I have two tentative hypotheses to explain Peikoff's odd statement. First, Peikoff would like to have his cake and eat it too. He would like to say that any ordinary person can just see that laissez-faire capitalism is the best system. This would allow him to proceed from ethics to politics to economics in his fashion, with earlier results driving later results without feedback. But at the same time, he does not want to condemn as evil all the economists who do advocate some form of mixed-economy. But if it is OBVIOUS that capitalism is right, then surely no professional economist could fail to be aware of it. Then they must be evading and therefore evil. So, to spare them this moral judgment, Peikoff invents a new notion of honest self-induced deafness to facts and whimsical conclusion drawing.

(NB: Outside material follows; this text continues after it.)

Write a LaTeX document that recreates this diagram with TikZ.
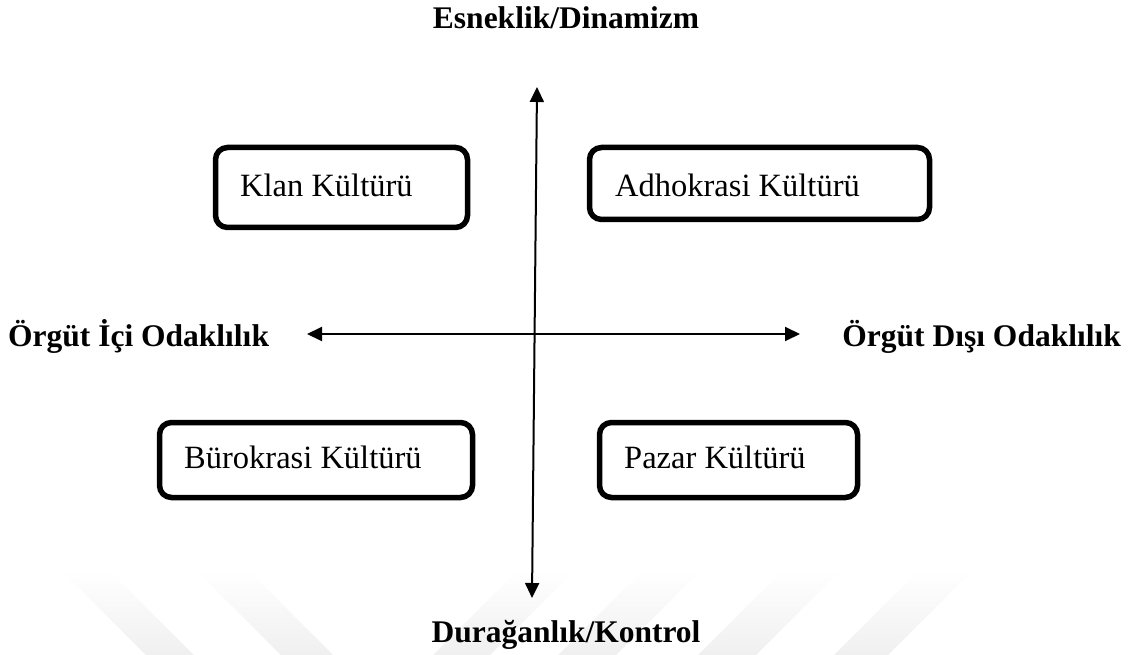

Second, proper attribution of moral responsibility to those advocating false ideas is a major topic (indeed, THE major topic) of the infamous Peikoff/Kelley debate. I cannot help but wonder if Peikoff's stated view of evasion here is somehow tied to that dispute in a manner I have completely failed to understand. This paragraph seems to endorse a position which is not Kelley's as I understand it, but which is also certainly not the view espoused in Peikoff's "Fact and Value."

My only other hypothesis is that my book is printed incorrectly.